A recent article I read about a 13-year-old boy who wants to be a chef when he grows up included a comment that jumped out at me:

This young cook plans to attend culinary school and one day would like to teach cooking classes or own his own restaurant.

“I think I could be a chef anywhere. I like working with my hands and always being in the game and not sitting in an office all day,” Steven said. “So I think that may be a job for me.”

He’s a smart kid. He knows he wouldn’t be happy sitting at a desk all day. I wish I’d been that smart at his age (or even when I was a little older). Once I graduated from college, I worked at a couple of “desk jobs” and found that I was miserable. Even though I was trained (via many years of formal education) to sit at a desk all day, that didn’t make me like it.

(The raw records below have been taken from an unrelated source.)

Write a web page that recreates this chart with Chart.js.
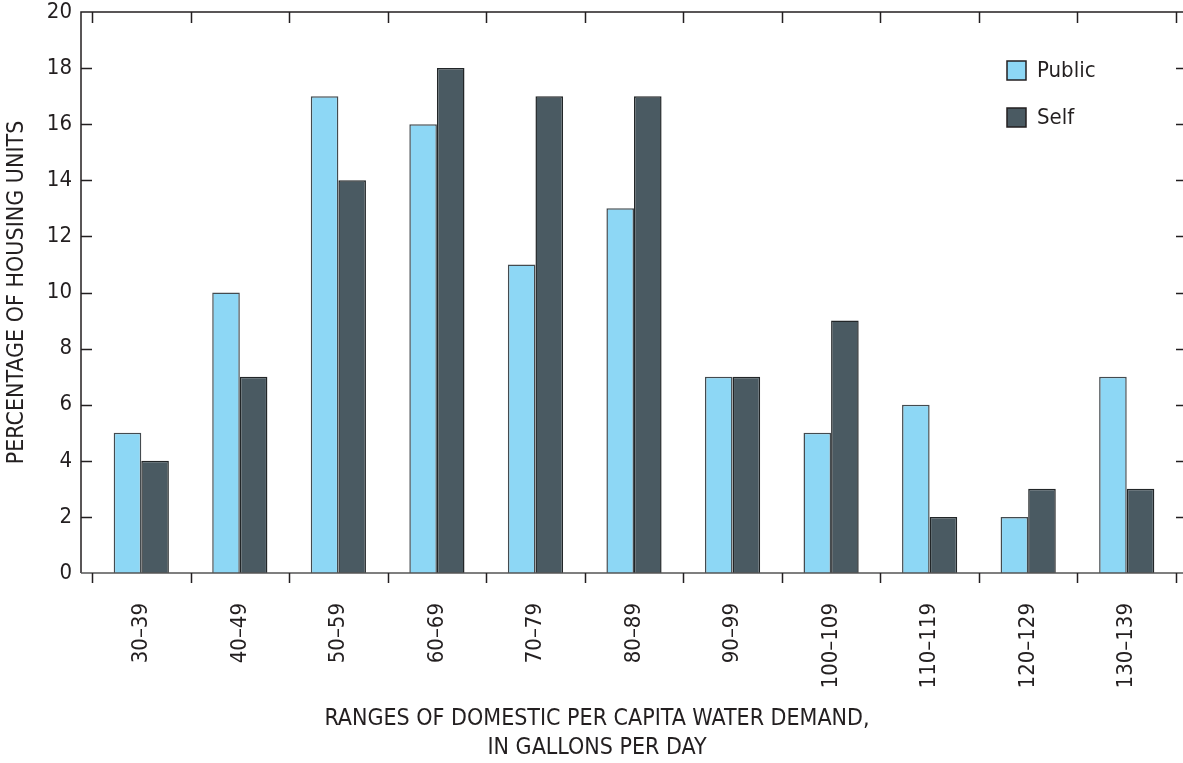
<!DOCTYPE html>
<html>
<head>
<meta charset="utf-8">
<script src="https://cdn.jsdelivr.net/npm/chart.js@4.4.0/dist/chart.umd.min.js"></script>
<style>
  html, body { margin: 0; padding: 0; background: #fff; overflow: hidden; }
</style>
</head>
<body>
<canvas id="chart" width="1183" height="763"></canvas>
<script>
const categories = ['30–39', '40–49', '50–59', '60–69', '70–79', '80–89', '90–99', '100–109', '110–119', '120–129', '130–139'];
const publicValues = [5, 10, 17, 16, 11, 13, 7, 5, 6, 2, 7];
const selfValues = [4, 7, 14, 18, 17, 17, 7, 9, 2, 3, 3];
const yTicks = [0, 2, 4, 6, 8, 10, 12, 14, 16, 18, 20];
const xTitle = ['RANGES OF DOMESTIC PER CAPITA WATER DEMAND,', 'IN GALLONS PER DAY'];

const FONT = '"Liberation Sans Narrow", "DejaVu Sans Condensed", "Roboto", sans-serif';
const INK = '#231f20';
const GAP = 11; // frame sits a bit outside the category range

// frame, inward ticks, legend and x title
const framePlugin = {
    id: 'frame',
    afterDraw(chart) {
        const { ctx, chartArea: a, scales } = chart;
        const x = scales.x, y = scales.y;
        const left = a.left - GAP, right = a.right + GAP;
        ctx.save();
        ctx.strokeStyle = INK;
        ctx.lineWidth = 1.5;
        ctx.beginPath();
        ctx.moveTo(left, a.bottom);
        ctx.lineTo(left, a.top);
        ctx.lineTo(right, a.top);
        ctx.lineTo(right, a.bottom);
        ctx.stroke();
        ctx.strokeStyle = '#555';
        ctx.beginPath();
        ctx.moveTo(left, a.bottom);
        ctx.lineTo(right, a.bottom);
        ctx.stroke();

        ctx.strokeStyle = INK;
        ctx.lineWidth = 1.5;
        ctx.beginPath();
        yTicks.forEach(v => {
            if (v === 0 || v === 20) return;
            const py = Math.round(y.getPixelForValue(v)) + 0.5;
            ctx.moveTo(left, py); ctx.lineTo(left + 11, py);
            ctx.moveTo(right, py); ctx.lineTo(right - 11, py);
        });
        for (let i = 0; i <= categories.length; i++) {
            const px = Math.round(x.getPixelForValue(i - 0.5)) + 0.5;
            ctx.moveTo(px, a.top); ctx.lineTo(px, a.top + 11);
            ctx.moveTo(px, a.bottom); ctx.lineTo(px, a.bottom + 10);
        }
        ctx.stroke();

        // legend
        ctx.font = '22px ' + FONT;
        ctx.textBaseline = 'middle';
        chart.data.datasets.forEach((ds, i) => {
            const by = 61 + i * 47;
            ctx.fillStyle = ds.backgroundColor;
            ctx.fillRect(1007, by, 19, 19);
            ctx.strokeStyle = INK;
            ctx.lineWidth = 1.5;
            ctx.strokeRect(1007, by, 19, 19);
            ctx.fillStyle = INK;
            ctx.fillText(ds.label, 1037, by + 10);
        });

        // x axis title (sits left of the plot centre in the original)
        ctx.font = '23px ' + FONT;
        ctx.textAlign = 'center';
        xTitle.forEach((line, i) => ctx.fillText(line, 597, 719 + i * 29));
        ctx.restore();
    }
};

new Chart(document.getElementById('chart'), {
    type: 'bar',
    data: {
        labels: categories,
        datasets: [{
            label: 'Public',
            data: publicValues,
            backgroundColor: '#8dd7f5',
            borderColor: '#444b4f',
            borderWidth: 1.5,
            categoryPercentage: 0.56,
            barPercentage: 1
        }, {
            label: 'Self',
            data: selfValues,
            backgroundColor: '#4a5a62',
            borderColor: '#222628',
            borderWidth: 1.5,
            categoryPercentage: 0.56,
            barPercentage: 1
        }]
    },
    plugins: [framePlugin],
    options: {
        responsive: false,
        animation: false,
        devicePixelRatio: 1,
        layout: { padding: { top: 12, right: 7, left: 0, bottom: 0 } },
        plugins: {
            legend: { display: false },
            tooltip: { enabled: false }
        },
        scales: {
            x: {
                afterFit(scale) {
                    scale.height = 190;
                    scale.paddingLeft = 0;
                    scale.paddingRight = 0;
                },
                border: { display: false },
                grid: { display: false, drawTicks: false },
                ticks: {
                    color: INK,
                    font: { family: FONT, size: 22 },
                    minRotation: 90,
                    maxRotation: 90,
                    padding: 30
                }
            },
            y: {
                min: 0,
                max: 20,
                afterFit(scale) {
                    scale.width = 92;
                    scale.paddingTop = 0;
                    scale.paddingBottom = 0;
                },
                afterBuildTicks(scale) { scale.ticks = yTicks.map(v => ({ value: v })); },
                border: { display: false },
                grid: { display: false, drawTicks: false },
                ticks: {
                    color: INK,
                    font: { family: FONT, size: 22 },
                    padding: 20
                },
                title: {
                    display: true,
                    text: 'PERCENTAGE OF HOUSING UNITS',
                    color: INK,
                    font: { family: FONT, size: 23 },
                    padding: { top: 3 }
                }
            }
        }
    }
});
</script>
</body>
</html>
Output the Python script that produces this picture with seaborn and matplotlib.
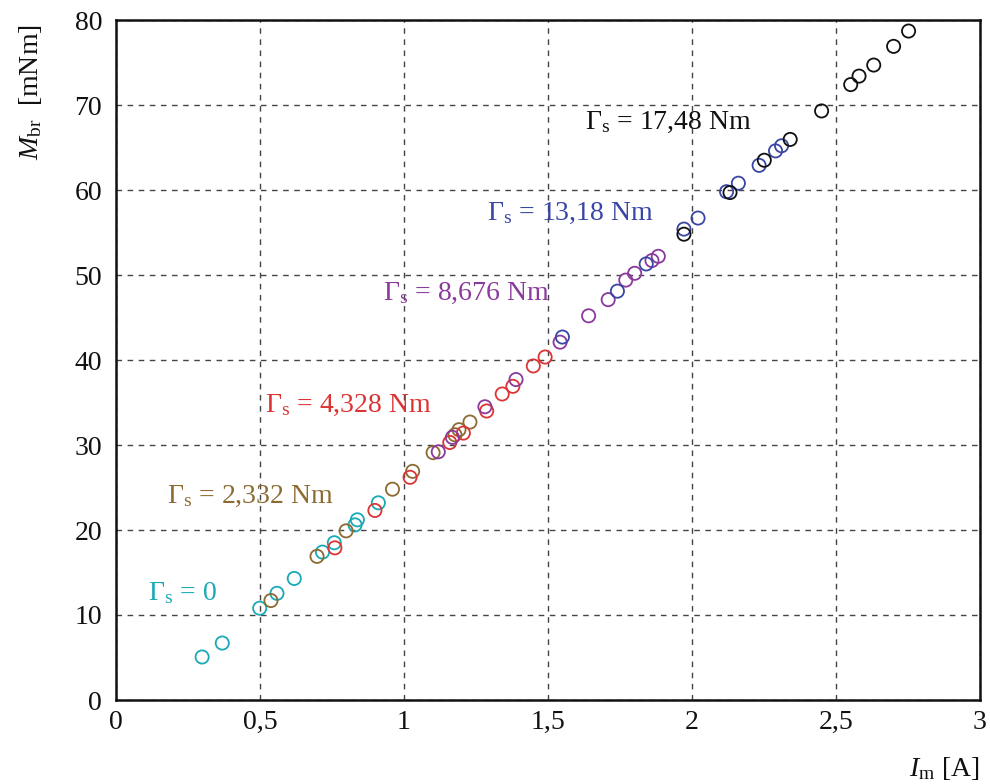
import matplotlib
matplotlib.use("Agg")
import matplotlib.pyplot as plt
import seaborn as sns
import pandas as pd

# ---- data ----
series_labels = ["0", "2,332", "4,328", "8,676", "13,18", "17,48"]
series_colors = ["#1aa9b6", "#8c6a32", "#dc3434", "#8a3a9c", "#3a46a4", "#111111"]

im_0 = [0.299, 0.369, 0.499, 0.559, 0.619, 0.717, 0.758, 0.830, 0.838, 0.911]
mb_0 = [5.06, 6.7, 10.8, 12.55, 14.3, 17.4, 18.5, 20.6, 21.2, 23.2]

im_1 = [0.538, 0.698, 0.799, 0.960, 1.030, 1.101, 1.177, 1.191, 1.229]
mb_1 = [11.7, 16.9, 19.9, 24.8, 26.9, 29.1, 31.2, 31.8, 32.7]

im_2 = [0.760, 0.899, 1.021, 1.159, 1.206, 1.287, 1.341, 1.378, 1.449, 1.490]
mb_2 = [17.9, 22.3, 26.2, 30.3, 31.4, 34.0, 36.0, 36.9, 39.3, 40.35]

im_3 = [1.119, 1.168, 1.281, 1.389, 1.542, 1.641, 1.709, 1.770, 1.801, 1.861, 1.883]
mb_3 = [29.2, 30.9, 34.5, 37.7, 42.1, 45.2, 47.1, 49.4, 50.2, 51.7, 52.2]

im_4 = [1.550, 1.741, 1.841, 1.972, 2.021, 2.120, 2.161, 2.233, 2.290, 2.311]
mb_4 = [42.7, 48.1, 51.3, 55.4, 56.7, 59.8, 60.8, 62.9, 64.6, 65.2]

im_5 = [1.972, 2.132, 2.251, 2.341, 2.450, 2.551, 2.580, 2.631, 2.700, 2.752]
mb_5 = [54.8, 59.7, 63.5, 65.95, 69.3, 72.4, 73.4, 74.7, 76.9, 78.7]

xticks = [0, 0.5, 1, 1.5, 2, 2.5, 3]
xticklabels = ["0", "0,5", "1", "1,5", "2", "2,5", "3"]
yticks = [0, 10, 20, 30, 40, 50, 60, 70, 80]

# label anchor positions (left edge, vertical centre) in data coords
label_x = [0.111, 0.177, 0.517, 0.927, 1.288, 1.628]
label_y = [12.6, 23.9, 34.6, 47.8, 57.2, 67.9]

# ---- build table ----
ims = [im_0, im_1, im_2, im_3, im_4, im_5]
mbs = [mb_0, mb_1, mb_2, mb_3, mb_4, mb_5]
rows = []
for lab, xs, ys in zip(series_labels, ims, mbs):
    for x, y in zip(xs, ys):
        rows.append({"Im": x, "Mbr": y, "series": lab})
df = pd.DataFrame(rows)

sns.set_theme(style="white")
plt.rcParams["font.family"] = ["Liberation Serif", "DejaVu Serif"]
plt.rcParams["mathtext.fontset"] = "custom"
plt.rcParams["mathtext.rm"] = "Liberation Serif"
plt.rcParams["mathtext.it"] = "Liberation Serif:italic"
plt.rcParams["mathtext.bf"] = "Liberation Serif:bold"

FS = 20

fig = plt.figure(figsize=(9.9, 7.84), dpi=100)
ax = fig.add_axes([116 / 990, 84 / 784, 864 / 990, 680 / 784])

palette = dict(zip(series_labels, series_colors))
sns.scatterplot(data=df, x="Im", y="Mbr", hue="series", palette=palette,
                hue_order=series_labels, s=90, marker="o", linewidth=1.3,
                legend=False, ax=ax, zorder=3)
coll = ax.collections[0]
fcs = coll.get_facecolors()
coll.set_edgecolors(fcs)
coll.set_facecolors("none")

ax.set_xlim(0, 3)
ax.set_ylim(0, 80)
ax.set_xticks(xticks)
ax.set_xticklabels(xticklabels)
ax.set_yticks(yticks)
ax.tick_params(axis="both", length=0, labelsize=FS, colors="#111111")
ax.tick_params(axis="x", pad=7)
ax.tick_params(axis="y", pad=10)
ax.grid(True, color="#444444", linestyle=(0, (4, 4)), linewidth=1.0)
ax.set_axisbelow(True)
for sp in ax.spines.values():
    sp.set_color("#111111")
    sp.set_linewidth(1.8)
ax.set_xlabel("")
ax.set_ylabel("")

for lab, col, lx, ly in zip(series_labels, series_colors, label_x, label_y):
    txt = r"$\Gamma_{\rm s}$ = " + lab + ("" if lab == "0" else " Nm")
    ax.text(lx, ly, txt, color=col, fontsize=FS, ha="left", va="center", zorder=4)

fig.text(30 / 990, 1 - 92 / 784, r"$M_{\rm br}$  [mNm]", rotation=90,
         ha="center", va="center", fontsize=FS, color="#111111")
fig.text(944 / 990, 1 - 768 / 784, r"$I_{\rm m}$ [A]",
         ha="center", va="center", fontsize=FS, color="#111111")

fig.savefig("out.png", dpi=100)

Most homeschooled kids don’t have to sit at a desk all day. My kids didn’t. They had a few hours of daily bookwork, but once that was finished, they had freedom to pursue their own interests. And now that they’re all grown, I can see by the jobs they choose that they, too, clearly have no interest in sitting at a desk all day. My eldest has two online businesses supplemented by a part-time job working in a warehouse store. My son is a manager for a publishing company, which requires a lot of business travel. And my younger daughter works for the police department writing parking tickets while she works her way up to becoming a full-time officer (she was one of the few women to pass the physical agility test recently, woohoo!)

Now that it’s so hard for young people to find good jobs, it’s more important than ever that they pursue the kinds of careers that are a good fit for their personalities and experience, because once they get a job, they’ll need to hang on to it. Homeschooled kids who are accustomed to freedom may have a difficult time sitting at a desk, computer or phone all day. They might be better suited to active work or even outdoors work.

As parents, we can’t force them to come up with a career plan, nor can we make them do what we want (my dad still thinks I should have majored in accounting, but I’m so glad I didn’t!) But we can encourage them to pursue their interests, provide the tools they need to pick up a skill they want, and share helpful information whenever we happen to find it. By supporting them in this way, they’ll have a better shot at finding the work that’s right for them (even if they want to do something that requires sitting at a desk all day!)